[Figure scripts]
^^^^^^^^^^^^^^^^
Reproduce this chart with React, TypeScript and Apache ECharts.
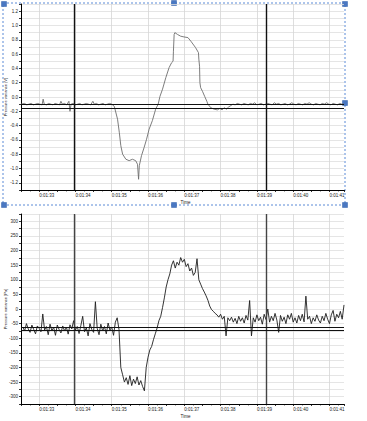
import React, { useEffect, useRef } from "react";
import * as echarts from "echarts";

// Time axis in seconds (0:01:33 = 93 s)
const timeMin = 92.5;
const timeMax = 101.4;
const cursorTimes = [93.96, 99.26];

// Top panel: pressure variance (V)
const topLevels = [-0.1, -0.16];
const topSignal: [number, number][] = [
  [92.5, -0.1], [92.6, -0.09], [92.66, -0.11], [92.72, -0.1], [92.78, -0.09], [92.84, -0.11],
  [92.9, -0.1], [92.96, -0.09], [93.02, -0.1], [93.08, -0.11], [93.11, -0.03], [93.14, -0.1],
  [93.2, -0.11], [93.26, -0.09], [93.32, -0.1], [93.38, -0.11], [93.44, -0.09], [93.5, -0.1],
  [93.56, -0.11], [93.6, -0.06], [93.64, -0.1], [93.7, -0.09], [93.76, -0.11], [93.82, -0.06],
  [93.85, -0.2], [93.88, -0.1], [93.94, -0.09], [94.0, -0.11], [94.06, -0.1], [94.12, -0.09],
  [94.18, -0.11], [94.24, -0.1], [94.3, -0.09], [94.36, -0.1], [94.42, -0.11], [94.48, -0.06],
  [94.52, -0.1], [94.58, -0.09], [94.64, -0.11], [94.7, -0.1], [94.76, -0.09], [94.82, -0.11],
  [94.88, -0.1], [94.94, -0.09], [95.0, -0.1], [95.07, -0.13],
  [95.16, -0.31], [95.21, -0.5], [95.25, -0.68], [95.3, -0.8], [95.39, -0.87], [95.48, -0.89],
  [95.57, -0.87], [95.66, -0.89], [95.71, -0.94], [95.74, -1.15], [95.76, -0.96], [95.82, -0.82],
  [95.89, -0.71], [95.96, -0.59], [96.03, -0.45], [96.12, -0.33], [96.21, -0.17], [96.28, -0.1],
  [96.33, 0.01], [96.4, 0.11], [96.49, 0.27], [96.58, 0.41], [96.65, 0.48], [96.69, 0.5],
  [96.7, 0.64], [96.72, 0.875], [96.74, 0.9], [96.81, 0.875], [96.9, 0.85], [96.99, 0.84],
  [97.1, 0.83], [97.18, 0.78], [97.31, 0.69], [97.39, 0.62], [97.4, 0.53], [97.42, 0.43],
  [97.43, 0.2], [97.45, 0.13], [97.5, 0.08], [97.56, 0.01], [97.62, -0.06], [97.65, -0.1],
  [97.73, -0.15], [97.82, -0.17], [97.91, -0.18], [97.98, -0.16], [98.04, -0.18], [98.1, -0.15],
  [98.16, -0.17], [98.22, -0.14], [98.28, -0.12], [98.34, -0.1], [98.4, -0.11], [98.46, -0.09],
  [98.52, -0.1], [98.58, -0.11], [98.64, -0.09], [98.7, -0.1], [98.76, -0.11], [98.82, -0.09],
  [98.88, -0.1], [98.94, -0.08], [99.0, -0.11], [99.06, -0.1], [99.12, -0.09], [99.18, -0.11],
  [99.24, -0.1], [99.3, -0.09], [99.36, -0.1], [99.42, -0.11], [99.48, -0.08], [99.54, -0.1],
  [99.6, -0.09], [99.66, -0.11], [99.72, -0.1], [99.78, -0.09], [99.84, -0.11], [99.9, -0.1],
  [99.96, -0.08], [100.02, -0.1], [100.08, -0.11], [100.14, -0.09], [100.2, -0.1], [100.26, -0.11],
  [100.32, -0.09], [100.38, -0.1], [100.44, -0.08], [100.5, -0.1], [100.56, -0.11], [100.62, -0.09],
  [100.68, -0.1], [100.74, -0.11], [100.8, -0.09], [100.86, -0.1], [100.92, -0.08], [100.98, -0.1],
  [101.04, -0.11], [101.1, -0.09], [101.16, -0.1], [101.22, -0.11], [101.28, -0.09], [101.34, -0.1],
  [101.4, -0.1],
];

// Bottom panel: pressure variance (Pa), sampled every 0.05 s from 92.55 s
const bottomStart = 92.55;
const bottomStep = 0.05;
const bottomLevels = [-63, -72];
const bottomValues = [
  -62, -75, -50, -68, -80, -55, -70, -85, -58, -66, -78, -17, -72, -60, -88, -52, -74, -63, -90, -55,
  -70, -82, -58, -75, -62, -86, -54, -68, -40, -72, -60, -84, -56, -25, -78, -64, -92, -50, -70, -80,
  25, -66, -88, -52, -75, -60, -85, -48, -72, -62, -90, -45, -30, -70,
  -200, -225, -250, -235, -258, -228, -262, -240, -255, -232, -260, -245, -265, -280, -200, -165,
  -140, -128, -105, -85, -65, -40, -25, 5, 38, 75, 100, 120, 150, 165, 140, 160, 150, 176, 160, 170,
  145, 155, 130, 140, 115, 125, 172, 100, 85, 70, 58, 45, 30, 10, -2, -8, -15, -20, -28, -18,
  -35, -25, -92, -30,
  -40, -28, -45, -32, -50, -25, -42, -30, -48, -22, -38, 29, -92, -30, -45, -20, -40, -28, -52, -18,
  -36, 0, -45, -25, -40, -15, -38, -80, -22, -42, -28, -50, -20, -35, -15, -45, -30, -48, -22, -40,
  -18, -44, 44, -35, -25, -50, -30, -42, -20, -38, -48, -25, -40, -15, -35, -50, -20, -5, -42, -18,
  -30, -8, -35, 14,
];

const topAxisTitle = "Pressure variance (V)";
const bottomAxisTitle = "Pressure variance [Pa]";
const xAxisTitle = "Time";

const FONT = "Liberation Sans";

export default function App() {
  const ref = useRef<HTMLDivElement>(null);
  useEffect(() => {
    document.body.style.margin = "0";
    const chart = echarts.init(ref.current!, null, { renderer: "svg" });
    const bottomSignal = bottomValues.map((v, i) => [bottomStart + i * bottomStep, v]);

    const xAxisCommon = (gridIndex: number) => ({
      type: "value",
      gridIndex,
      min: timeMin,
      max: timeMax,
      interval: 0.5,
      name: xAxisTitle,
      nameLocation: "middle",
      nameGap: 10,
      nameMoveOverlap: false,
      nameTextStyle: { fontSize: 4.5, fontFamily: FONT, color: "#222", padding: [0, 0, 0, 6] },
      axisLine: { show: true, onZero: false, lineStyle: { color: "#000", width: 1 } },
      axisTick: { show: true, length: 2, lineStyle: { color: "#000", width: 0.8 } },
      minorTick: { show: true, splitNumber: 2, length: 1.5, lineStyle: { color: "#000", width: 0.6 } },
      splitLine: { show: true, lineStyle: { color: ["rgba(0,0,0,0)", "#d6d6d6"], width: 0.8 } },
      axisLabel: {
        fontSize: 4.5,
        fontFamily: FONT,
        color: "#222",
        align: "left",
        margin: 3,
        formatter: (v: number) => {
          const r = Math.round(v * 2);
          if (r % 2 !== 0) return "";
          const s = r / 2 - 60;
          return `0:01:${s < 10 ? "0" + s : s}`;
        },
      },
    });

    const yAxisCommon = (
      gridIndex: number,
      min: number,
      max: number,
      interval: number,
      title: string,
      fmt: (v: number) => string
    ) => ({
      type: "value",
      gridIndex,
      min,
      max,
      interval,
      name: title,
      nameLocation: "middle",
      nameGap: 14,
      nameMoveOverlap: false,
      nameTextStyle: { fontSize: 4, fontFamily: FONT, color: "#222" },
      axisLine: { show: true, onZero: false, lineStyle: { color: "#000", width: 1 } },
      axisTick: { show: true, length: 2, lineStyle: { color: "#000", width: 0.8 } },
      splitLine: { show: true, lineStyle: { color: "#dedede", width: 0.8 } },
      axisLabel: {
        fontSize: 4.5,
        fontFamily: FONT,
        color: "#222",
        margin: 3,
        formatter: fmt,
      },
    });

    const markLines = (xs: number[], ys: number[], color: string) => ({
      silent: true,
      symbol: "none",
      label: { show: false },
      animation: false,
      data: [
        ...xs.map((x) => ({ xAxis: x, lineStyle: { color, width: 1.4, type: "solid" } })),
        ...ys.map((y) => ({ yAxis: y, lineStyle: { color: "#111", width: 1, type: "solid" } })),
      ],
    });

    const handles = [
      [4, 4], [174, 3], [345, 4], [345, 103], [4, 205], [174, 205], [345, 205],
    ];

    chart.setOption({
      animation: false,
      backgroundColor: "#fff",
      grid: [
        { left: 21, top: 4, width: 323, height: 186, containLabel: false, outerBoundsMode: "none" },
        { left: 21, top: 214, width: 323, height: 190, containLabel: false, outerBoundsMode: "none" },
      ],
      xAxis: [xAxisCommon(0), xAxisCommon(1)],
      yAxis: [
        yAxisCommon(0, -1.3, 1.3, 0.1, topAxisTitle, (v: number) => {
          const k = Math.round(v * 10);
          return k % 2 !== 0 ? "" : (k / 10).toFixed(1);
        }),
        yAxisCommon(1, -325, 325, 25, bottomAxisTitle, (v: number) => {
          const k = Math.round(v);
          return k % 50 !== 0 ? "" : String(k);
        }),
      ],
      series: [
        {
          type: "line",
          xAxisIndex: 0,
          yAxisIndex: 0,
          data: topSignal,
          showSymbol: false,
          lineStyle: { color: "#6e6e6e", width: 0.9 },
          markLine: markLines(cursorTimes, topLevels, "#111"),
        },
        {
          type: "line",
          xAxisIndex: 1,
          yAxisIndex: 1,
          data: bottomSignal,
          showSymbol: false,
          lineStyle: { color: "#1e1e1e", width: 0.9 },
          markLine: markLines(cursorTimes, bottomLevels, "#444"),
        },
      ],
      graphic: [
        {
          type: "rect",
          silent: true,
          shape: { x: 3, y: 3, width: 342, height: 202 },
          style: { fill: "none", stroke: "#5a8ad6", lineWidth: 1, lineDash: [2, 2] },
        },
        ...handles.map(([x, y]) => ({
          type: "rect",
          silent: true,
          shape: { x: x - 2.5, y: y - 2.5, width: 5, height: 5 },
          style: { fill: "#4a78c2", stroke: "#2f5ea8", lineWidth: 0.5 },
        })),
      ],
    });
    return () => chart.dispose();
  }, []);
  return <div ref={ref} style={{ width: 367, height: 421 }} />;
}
^^^^^^^^^^^^^^^^
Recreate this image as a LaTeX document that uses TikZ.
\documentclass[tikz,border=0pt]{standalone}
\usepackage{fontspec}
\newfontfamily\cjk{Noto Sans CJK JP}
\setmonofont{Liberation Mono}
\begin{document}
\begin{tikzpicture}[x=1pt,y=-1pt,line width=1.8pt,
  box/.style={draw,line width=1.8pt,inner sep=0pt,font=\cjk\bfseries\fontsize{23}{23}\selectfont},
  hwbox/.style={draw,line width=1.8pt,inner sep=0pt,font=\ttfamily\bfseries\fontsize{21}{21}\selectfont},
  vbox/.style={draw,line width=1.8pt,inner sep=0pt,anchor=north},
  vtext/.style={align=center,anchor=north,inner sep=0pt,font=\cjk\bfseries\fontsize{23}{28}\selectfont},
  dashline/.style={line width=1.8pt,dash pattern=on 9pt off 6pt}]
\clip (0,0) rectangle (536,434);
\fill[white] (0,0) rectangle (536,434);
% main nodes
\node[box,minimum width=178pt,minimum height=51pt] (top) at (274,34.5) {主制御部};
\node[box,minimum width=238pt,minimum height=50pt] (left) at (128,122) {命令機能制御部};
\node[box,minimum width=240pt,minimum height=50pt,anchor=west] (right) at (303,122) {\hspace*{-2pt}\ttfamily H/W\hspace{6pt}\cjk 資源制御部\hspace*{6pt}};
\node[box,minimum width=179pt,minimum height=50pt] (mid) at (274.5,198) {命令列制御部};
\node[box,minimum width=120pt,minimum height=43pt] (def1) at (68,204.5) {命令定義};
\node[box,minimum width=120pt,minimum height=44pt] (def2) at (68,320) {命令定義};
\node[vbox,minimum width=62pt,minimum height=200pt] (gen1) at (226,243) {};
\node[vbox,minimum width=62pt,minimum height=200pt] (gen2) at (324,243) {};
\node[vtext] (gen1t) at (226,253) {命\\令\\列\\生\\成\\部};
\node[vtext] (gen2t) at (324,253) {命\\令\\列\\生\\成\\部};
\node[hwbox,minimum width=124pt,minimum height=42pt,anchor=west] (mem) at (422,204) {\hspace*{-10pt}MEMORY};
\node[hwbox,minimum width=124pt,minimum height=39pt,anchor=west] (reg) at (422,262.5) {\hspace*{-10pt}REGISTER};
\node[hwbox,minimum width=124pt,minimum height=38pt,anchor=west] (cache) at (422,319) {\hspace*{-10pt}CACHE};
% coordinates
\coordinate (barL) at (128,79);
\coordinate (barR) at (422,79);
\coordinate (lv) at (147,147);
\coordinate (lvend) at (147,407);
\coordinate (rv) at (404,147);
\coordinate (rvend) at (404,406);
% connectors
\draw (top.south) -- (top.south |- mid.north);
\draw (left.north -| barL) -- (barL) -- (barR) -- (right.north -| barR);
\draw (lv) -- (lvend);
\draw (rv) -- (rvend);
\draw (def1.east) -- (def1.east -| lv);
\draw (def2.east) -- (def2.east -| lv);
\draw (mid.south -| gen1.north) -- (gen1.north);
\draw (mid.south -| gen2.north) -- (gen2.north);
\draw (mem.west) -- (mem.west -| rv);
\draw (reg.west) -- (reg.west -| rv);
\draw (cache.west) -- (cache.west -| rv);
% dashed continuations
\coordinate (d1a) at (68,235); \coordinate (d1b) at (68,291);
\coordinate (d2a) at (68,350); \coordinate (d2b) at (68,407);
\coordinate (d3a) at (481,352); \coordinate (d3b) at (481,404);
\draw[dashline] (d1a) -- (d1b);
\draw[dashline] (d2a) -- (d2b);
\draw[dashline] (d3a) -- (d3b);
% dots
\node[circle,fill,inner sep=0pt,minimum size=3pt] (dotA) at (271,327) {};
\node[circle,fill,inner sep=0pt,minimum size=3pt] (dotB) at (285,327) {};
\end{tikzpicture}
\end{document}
^^^^^^^^^^^^^^^^
_WRITTEN EXERCISE_: Pick out lines containing the word "React", each one as written.

_THE SOLUTION_:
Reproduce this chart with React, TypeScript and Apache ECharts.
import React, { useEffect, useRef } from "react";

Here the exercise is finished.